** begin **

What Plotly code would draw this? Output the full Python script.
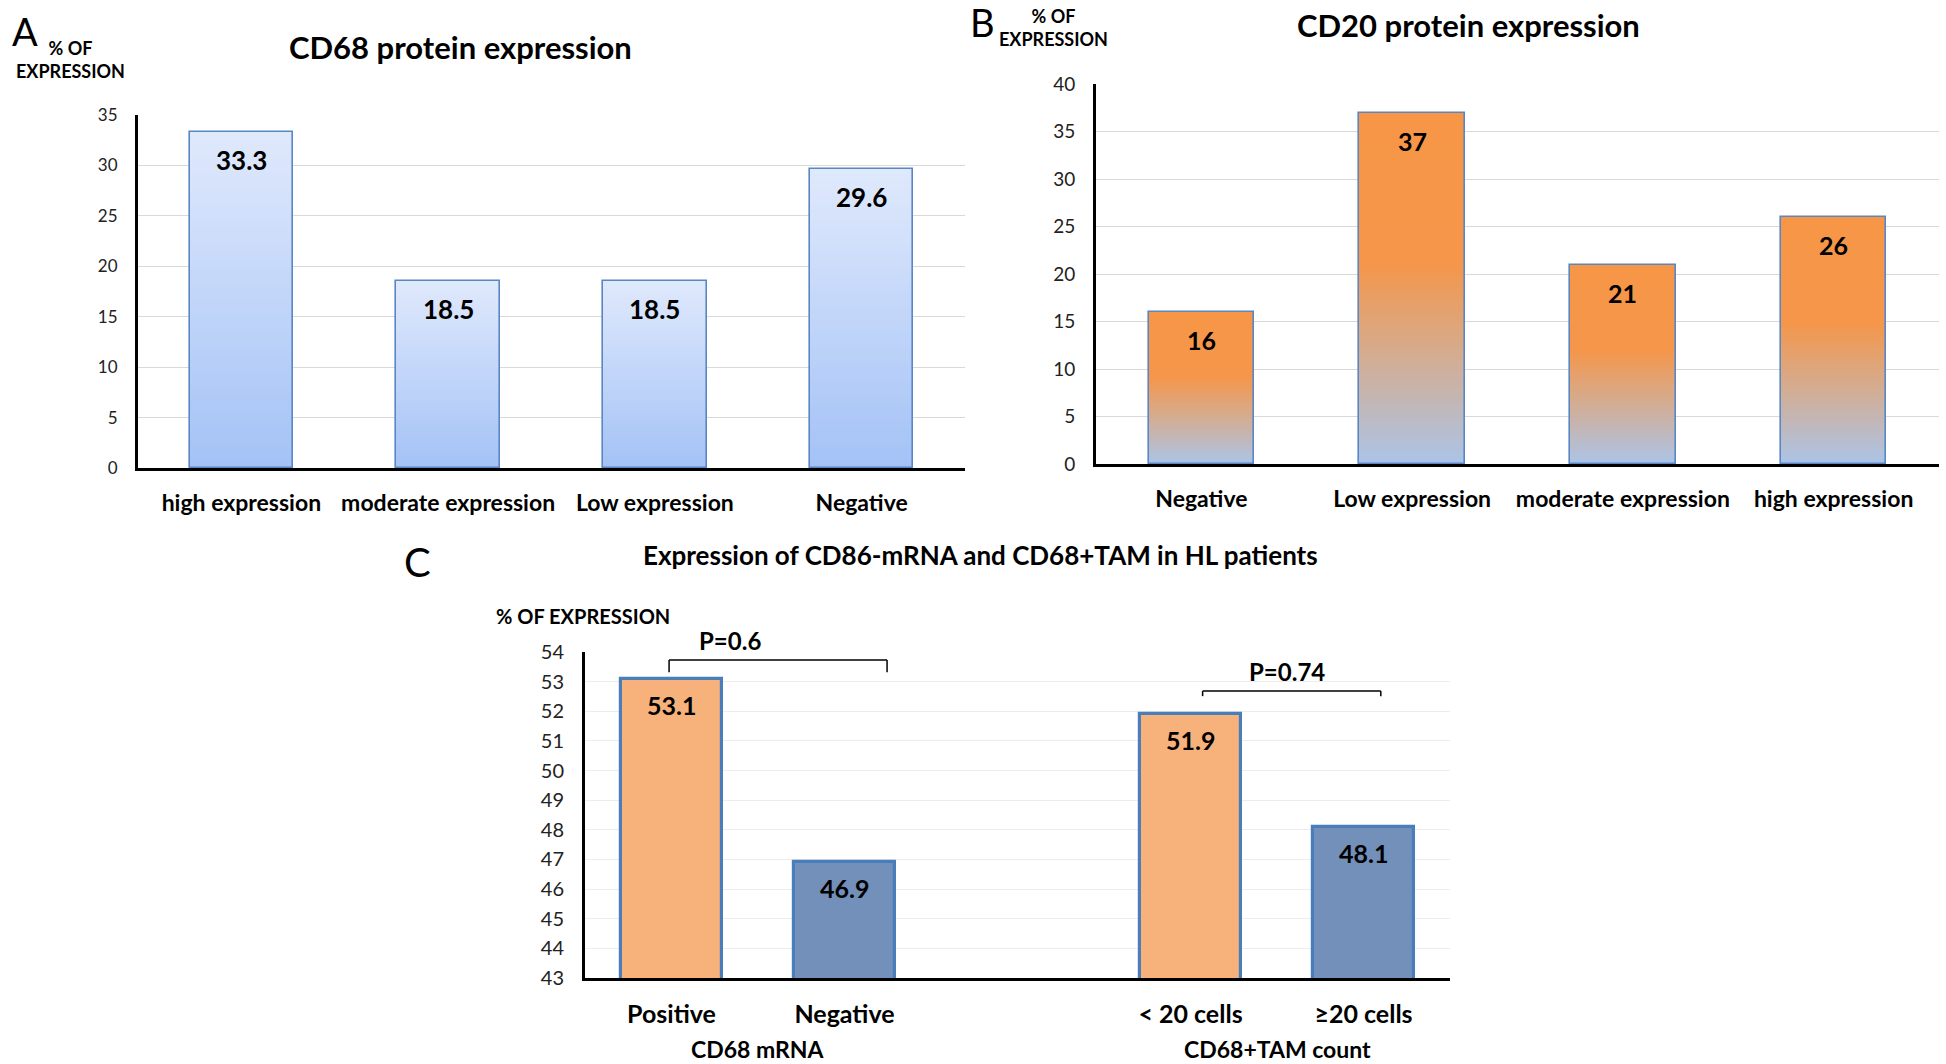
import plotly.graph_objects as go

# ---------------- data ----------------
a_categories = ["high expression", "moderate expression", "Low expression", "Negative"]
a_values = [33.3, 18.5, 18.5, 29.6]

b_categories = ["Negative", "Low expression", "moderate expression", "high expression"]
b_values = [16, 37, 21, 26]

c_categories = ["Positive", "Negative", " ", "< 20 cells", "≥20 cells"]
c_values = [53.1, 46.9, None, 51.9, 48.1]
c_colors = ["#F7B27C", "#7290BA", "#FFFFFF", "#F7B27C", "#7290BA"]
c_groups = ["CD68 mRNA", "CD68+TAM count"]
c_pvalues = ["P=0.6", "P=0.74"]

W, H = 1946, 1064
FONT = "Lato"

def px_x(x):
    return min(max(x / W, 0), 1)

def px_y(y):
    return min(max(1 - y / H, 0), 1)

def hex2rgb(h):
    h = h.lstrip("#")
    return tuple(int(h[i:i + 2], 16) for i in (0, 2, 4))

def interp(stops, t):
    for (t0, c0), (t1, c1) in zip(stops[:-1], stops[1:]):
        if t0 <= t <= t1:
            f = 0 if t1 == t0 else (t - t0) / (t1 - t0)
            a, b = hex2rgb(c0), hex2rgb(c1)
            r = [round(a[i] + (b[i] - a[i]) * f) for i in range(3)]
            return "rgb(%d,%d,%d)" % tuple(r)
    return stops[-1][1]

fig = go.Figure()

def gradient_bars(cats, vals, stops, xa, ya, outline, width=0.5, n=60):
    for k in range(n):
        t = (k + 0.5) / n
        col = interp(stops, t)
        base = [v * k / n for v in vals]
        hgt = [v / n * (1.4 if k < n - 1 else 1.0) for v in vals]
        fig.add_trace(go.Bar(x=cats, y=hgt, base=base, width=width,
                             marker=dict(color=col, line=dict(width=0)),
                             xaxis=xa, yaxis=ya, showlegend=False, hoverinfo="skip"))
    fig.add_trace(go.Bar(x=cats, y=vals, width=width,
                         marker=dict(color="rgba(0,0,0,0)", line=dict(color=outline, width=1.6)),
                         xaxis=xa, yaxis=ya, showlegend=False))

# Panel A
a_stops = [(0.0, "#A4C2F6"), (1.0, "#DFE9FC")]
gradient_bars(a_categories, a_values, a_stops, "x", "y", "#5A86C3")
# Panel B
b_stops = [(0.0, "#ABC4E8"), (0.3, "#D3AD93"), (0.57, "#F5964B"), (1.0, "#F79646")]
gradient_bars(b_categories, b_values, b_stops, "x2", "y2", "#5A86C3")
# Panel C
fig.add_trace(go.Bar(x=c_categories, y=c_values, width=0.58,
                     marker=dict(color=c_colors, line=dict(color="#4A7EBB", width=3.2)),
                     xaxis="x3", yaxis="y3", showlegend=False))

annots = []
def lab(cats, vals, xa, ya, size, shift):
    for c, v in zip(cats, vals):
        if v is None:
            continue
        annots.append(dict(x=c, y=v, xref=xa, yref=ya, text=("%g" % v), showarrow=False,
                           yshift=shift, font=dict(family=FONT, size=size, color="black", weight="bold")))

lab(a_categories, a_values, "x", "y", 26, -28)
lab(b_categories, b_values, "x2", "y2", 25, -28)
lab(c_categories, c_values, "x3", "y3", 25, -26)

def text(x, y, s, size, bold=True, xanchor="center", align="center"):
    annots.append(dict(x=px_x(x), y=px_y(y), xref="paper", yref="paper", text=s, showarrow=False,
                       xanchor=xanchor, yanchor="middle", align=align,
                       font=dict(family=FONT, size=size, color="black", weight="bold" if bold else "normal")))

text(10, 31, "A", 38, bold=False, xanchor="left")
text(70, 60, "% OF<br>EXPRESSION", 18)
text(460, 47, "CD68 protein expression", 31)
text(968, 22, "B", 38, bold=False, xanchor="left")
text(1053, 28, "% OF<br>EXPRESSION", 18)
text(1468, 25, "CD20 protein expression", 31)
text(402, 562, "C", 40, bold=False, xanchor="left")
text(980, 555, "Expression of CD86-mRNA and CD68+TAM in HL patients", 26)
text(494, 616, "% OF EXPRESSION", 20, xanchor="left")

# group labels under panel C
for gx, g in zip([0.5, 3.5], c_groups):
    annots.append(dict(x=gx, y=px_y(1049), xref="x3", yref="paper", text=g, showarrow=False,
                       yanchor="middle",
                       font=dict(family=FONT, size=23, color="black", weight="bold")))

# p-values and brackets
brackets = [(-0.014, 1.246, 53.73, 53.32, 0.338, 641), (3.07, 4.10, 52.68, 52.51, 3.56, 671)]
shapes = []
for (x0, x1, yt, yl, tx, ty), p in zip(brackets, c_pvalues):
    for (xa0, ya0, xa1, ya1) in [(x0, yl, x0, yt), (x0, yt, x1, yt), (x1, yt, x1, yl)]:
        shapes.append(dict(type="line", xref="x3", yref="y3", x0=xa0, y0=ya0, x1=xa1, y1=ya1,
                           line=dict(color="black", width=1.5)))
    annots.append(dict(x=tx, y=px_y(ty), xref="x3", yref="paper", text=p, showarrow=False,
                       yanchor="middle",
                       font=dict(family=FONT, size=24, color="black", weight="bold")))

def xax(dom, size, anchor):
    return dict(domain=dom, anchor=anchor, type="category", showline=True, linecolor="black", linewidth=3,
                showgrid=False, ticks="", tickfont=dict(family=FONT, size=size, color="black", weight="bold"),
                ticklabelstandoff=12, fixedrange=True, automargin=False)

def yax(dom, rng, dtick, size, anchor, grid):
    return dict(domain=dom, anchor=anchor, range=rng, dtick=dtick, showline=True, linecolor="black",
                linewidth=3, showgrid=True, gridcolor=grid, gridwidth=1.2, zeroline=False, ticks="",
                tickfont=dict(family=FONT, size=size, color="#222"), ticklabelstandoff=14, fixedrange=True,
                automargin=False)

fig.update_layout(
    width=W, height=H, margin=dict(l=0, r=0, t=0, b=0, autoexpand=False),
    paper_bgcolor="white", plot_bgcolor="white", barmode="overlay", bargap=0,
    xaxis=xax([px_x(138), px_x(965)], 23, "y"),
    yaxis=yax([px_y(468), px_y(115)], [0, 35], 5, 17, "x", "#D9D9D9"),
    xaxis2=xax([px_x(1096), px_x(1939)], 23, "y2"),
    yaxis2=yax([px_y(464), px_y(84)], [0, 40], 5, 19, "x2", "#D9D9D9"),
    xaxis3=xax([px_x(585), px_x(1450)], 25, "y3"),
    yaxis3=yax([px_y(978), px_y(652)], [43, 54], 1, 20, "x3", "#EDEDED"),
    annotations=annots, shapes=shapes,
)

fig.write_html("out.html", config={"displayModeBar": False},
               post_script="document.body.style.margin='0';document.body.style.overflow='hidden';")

** end **
** begin **

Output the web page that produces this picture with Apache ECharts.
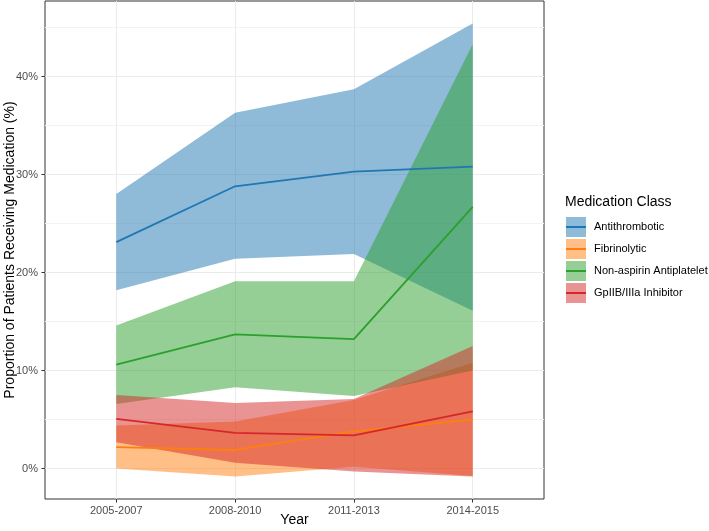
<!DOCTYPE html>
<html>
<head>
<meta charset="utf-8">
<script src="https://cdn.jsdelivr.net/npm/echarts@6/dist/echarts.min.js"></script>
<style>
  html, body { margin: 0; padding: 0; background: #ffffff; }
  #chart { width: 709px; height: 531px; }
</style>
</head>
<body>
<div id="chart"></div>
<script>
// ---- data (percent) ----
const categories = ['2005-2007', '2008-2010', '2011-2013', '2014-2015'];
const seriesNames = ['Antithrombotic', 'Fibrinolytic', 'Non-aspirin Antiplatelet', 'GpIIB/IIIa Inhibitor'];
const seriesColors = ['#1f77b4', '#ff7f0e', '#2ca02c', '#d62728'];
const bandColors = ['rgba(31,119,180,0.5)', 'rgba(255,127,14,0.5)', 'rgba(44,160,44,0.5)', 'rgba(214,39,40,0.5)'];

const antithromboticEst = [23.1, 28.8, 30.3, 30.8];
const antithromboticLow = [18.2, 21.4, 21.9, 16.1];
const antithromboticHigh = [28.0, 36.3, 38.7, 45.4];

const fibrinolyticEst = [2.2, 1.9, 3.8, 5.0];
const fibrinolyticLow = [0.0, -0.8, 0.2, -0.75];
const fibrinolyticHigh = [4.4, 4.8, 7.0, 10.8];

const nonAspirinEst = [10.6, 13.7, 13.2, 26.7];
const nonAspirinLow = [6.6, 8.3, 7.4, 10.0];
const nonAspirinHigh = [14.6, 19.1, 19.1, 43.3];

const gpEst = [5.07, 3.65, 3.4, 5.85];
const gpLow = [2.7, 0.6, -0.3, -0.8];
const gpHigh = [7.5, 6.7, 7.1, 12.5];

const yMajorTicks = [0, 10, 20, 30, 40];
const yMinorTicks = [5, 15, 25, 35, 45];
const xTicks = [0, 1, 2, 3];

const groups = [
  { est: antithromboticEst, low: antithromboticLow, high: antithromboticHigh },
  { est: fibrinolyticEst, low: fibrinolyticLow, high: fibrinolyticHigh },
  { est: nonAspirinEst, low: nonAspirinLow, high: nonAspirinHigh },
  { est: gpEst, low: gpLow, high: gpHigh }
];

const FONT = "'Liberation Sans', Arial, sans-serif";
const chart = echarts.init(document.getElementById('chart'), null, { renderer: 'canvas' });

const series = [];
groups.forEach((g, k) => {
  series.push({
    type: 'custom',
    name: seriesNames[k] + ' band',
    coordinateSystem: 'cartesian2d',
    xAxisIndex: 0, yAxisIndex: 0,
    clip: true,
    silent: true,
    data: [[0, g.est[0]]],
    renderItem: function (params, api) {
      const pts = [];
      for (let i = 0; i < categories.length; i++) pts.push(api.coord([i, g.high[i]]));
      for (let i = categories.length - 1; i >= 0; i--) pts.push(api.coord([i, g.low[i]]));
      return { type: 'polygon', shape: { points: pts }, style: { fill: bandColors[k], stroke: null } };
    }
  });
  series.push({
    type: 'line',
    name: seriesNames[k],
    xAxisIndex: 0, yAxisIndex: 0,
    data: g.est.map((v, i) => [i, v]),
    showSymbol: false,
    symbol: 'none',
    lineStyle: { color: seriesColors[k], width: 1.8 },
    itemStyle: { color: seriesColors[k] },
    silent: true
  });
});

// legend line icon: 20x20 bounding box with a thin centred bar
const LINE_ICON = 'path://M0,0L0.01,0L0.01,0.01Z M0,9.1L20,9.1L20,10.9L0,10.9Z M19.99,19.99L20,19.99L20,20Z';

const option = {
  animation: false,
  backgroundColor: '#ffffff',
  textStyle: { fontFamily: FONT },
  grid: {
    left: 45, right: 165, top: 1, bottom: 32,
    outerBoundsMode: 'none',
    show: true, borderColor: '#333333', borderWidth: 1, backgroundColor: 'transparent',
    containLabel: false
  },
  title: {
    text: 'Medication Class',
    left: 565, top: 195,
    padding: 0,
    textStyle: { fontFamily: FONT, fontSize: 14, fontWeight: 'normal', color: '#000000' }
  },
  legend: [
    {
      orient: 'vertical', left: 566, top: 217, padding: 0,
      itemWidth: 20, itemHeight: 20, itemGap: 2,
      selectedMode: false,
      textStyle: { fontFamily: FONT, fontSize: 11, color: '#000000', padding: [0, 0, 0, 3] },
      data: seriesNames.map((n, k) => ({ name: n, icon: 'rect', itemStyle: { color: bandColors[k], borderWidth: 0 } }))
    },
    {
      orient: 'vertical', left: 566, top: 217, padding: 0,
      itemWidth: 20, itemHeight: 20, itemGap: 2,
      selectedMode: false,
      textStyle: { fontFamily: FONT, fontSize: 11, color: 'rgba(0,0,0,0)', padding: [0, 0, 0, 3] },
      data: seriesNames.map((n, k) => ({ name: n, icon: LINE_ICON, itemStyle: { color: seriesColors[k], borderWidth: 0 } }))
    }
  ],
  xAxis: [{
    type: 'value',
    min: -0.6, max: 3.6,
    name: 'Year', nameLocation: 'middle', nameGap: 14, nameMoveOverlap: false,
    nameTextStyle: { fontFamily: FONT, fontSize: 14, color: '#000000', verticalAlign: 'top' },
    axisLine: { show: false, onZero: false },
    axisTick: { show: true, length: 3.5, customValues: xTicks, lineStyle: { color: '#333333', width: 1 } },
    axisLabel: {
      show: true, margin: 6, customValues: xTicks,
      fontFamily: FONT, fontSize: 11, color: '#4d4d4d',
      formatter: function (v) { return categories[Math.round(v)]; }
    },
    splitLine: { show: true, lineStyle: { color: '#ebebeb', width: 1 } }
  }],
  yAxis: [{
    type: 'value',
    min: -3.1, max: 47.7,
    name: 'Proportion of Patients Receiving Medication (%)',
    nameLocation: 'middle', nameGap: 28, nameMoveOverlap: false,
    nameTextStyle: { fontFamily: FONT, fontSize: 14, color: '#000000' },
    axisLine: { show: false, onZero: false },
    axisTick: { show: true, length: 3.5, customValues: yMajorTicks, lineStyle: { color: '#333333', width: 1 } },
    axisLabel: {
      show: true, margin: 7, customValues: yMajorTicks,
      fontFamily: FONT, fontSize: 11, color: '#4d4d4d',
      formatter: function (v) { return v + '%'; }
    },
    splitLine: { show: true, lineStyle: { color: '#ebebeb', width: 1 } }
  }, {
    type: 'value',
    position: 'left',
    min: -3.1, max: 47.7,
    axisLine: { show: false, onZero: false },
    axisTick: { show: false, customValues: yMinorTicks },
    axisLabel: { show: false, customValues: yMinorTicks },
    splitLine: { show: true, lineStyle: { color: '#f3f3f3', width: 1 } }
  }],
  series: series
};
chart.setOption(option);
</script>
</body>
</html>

** end **

» **TASK**:
In the listing above, find the line containing "What Plotly code" and the line containing "return tuple(int(h[i:i +", then return both of them and every line between, exactly, without pictures.

» **ANSWER TO THIS EXERCISE**:
What Plotly code would draw this? Output the full Python script.
import plotly.graph_objects as go

# ---------------- data ----------------
a_categories = ["high expression", "moderate expression", "Low expression", "Negative"]
a_values = [33.3, 18.5, 18.5, 29.6]

b_categories = ["Negative", "Low expression", "moderate expression", "high expression"]
b_values = [16, 37, 21, 26]

c_categories = ["Positive", "Negative", " ", "< 20 cells", "≥20 cells"]
c_values = [53.1, 46.9, None, 51.9, 48.1]
c_colors = ["#F7B27C", "#7290BA", "#FFFFFF", "#F7B27C", "#7290BA"]
c_groups = ["CD68 mRNA", "CD68+TAM count"]
c_pvalues = ["P=0.6", "P=0.74"]

W, H = 1946, 1064
FONT = "Lato"

def px_x(x):
    return min(max(x / W, 0), 1)

def px_y(y):
    return min(max(1 - y / H, 0), 1)

def hex2rgb(h):
    h = h.lstrip("#")
    return tuple(int(h[i:i + 2], 16) for i in (0, 2, 4))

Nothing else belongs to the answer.